DM: I think there's an aspect in Western society that really tries to very clearly delineate between the sexes and in terms of sexuality. I think when people see us, we spend a lot of time creating the look, focusing on details and making sure its very high quality. I think that's naturally perceived as a feminine aspect. And then there's this stereotype that gay men are feminine men, which plays into that. So, when men are displaying creativity by taking care of their appearance and being sensitive to emotional music, they just automatically put those two categories together. But that's just my theory.

WCT: Let's talk about your show with Chicagoland Pops Orchestra. Tell me a little bit about what we should expect.

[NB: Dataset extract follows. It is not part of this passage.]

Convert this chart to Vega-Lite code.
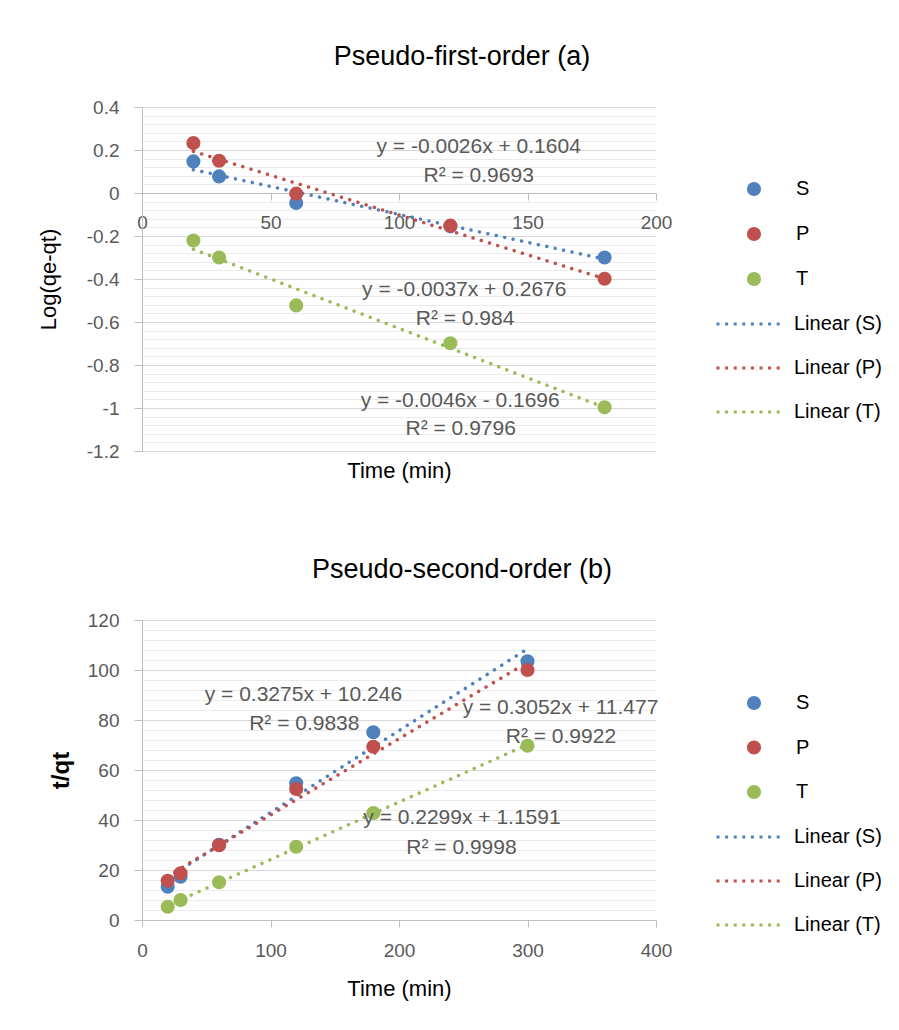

DM: It's going to be a lot of my favorite things, in a way. I'm singing the operatic repertoire that kind of got me to the point before Il Divo, like Romeo … and La Boheme, which I did on Broadway and was the only production of it I've done, which was just prior to Il Divo, … and also where I met my current girlfriend, who will be singing with me in the concert. We're very excited about that. We'll also be doing something from La Boheme and West Side Story. There're a couple other musical theater numbers in there that are just some of my favorite pieces. There's also going to be some holiday music in there. Then, I'll also be going back to opera, pieces where I've just previously been too young to handle in the voice. Opera has an age hierarchy. Some roles are appropriate earlier in the career, and some are for later. These roles you just don't touch until your mid-30s. Well, now I've been in Il Divo for four years, and it's kind of transitioned a maturation period in my voice. It's very exciting for me. I'm looking forward to coming back to Chicago. It is one of my favorite cities.